Story 4: Cornea Implants Made from Pig Skin Restored Eyesight in a Small Clinical Trial
Source: Smithsonian Magazine Story by Sara Kuta
- Corneas with mild damage can heal on their own, but some people with severe conditions may need a human donor cornea graft to regain their vision.
- Cornea grafts can be expensive, invasive, and time-consuming surgeries that require patients to take medication for more than a year to ensure their bodies don’t reject the donor tissue.
- Now, researchers at the Thor Balkhed / Linköping University in Sweden have developed a novel solution involving bioengineering cornea implants using medical-grade collagen derived from pig skin to create a transparent hydrogel.
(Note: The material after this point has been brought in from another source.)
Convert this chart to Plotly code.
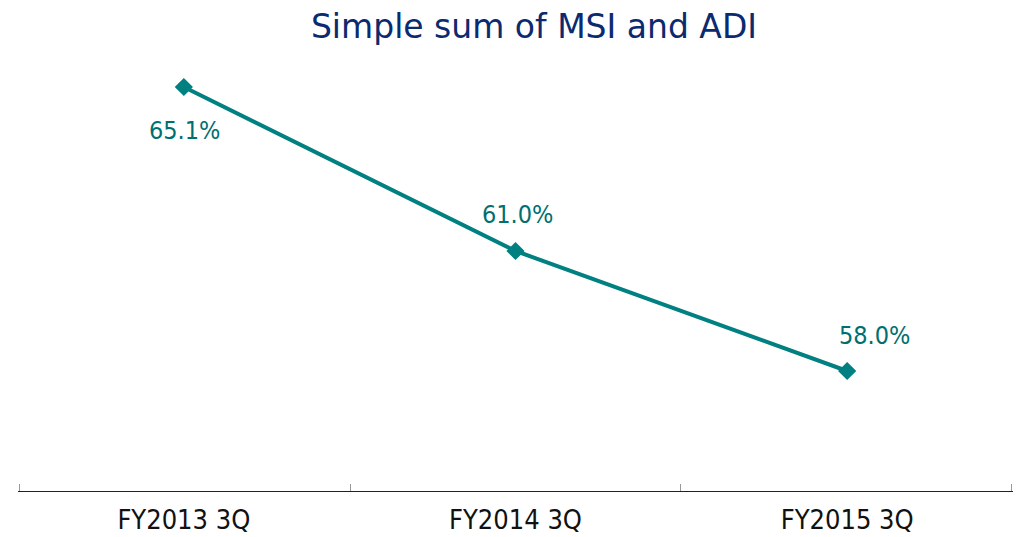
import plotly.graph_objects as go

categories = ["FY2013 3Q", "FY2014 3Q", "FY2015 3Q"]
values = [65.1, 61.0, 58.0]
labels = ["65.1%", "61.0%", "58.0%"]
boundaries = [-0.5, 0.5, 1.5, 2.5]

teal = "#008080"
label_color = "#006f6f"
narrow = "Liberation Sans Narrow, DejaVu Sans Condensed, Arial Narrow, sans-serif"

xpos = list(range(len(categories)))

fig = go.Figure()
fig.add_trace(go.Scatter(
    x=xpos, y=values, mode="lines+markers",
    line=dict(color=teal, width=4),
    marker=dict(symbol="diamond", size=14, color=teal),
    hoverinfo="skip", showlegend=False,
))
# invisible trace to activate boundary-tick axis
fig.add_trace(go.Scatter(x=[boundaries[0], boundaries[-1]], y=[None, None], xaxis="x2",
                         mode="markers", showlegend=False, hoverinfo="skip"))

offsets = [(1, -43), (2, 37), (27, 36)]
for xv, v, t, (dx, dy) in zip(xpos, values, labels, offsets):
    fig.add_annotation(x=xv, y=v, text=t, showarrow=False,
                       xshift=dx, yshift=dy,
                       font=dict(family=narrow, size=25, color=label_color))

# page body has an 8px margin, so the figure is sized 8px smaller
W, H = 1014, 529
eps = 0.004
fig.update_layout(
    width=W, height=H,
    margin=dict(l=10, r=9, t=43, b=46, autoexpand=False),
    paper_bgcolor="white", plot_bgcolor="white",
    title=dict(text="Simple sum of MSI and ADI", x=526/W, xanchor="center",
               y=1 - 18/H, yanchor="middle", xref="container", yref="container",
               font=dict(family="DejaVu Sans, Verdana, sans-serif", size=33, color="#0b2a6f")),
    xaxis=dict(range=[-0.5, 2.5], tickvals=xpos, ticktext=categories,
               ticks="", showline=True, linecolor="#222222", linewidth=1.3,
               showgrid=False, zeroline=False, ticklabelstandoff=4, automargin=False,
               tickfont=dict(family=narrow, size=27, color="#111111")),
    xaxis2=dict(range=[-0.5 - eps, 2.5 + eps], overlaying="x", side="bottom", anchor="y",
                tickvals=boundaries, showticklabels=False,
                ticks="inside", ticklen=7, tickcolor="#999999", tickwidth=1.3,
                showline=False, showgrid=False, zeroline=False, automargin=False),
    yaxis=dict(range=[55, 66], visible=False, showgrid=False, zeroline=False, automargin=False),
)

fig.write_html("out.html")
- In a recent experiment involving 20 participants, surgeons made a tiny incision in each of the patient’s corneas and inserted the hydrogel, which helped thicken and reshape the cornea to restore its functionality.
- The results so far: Fourteen of the 20 participants were blind before the procedure but regained some or all of their sight after receiving the implants; they were also able to wear contact lenses again. Three of the blind patients achieved perfect 20/20 vision after the transplants.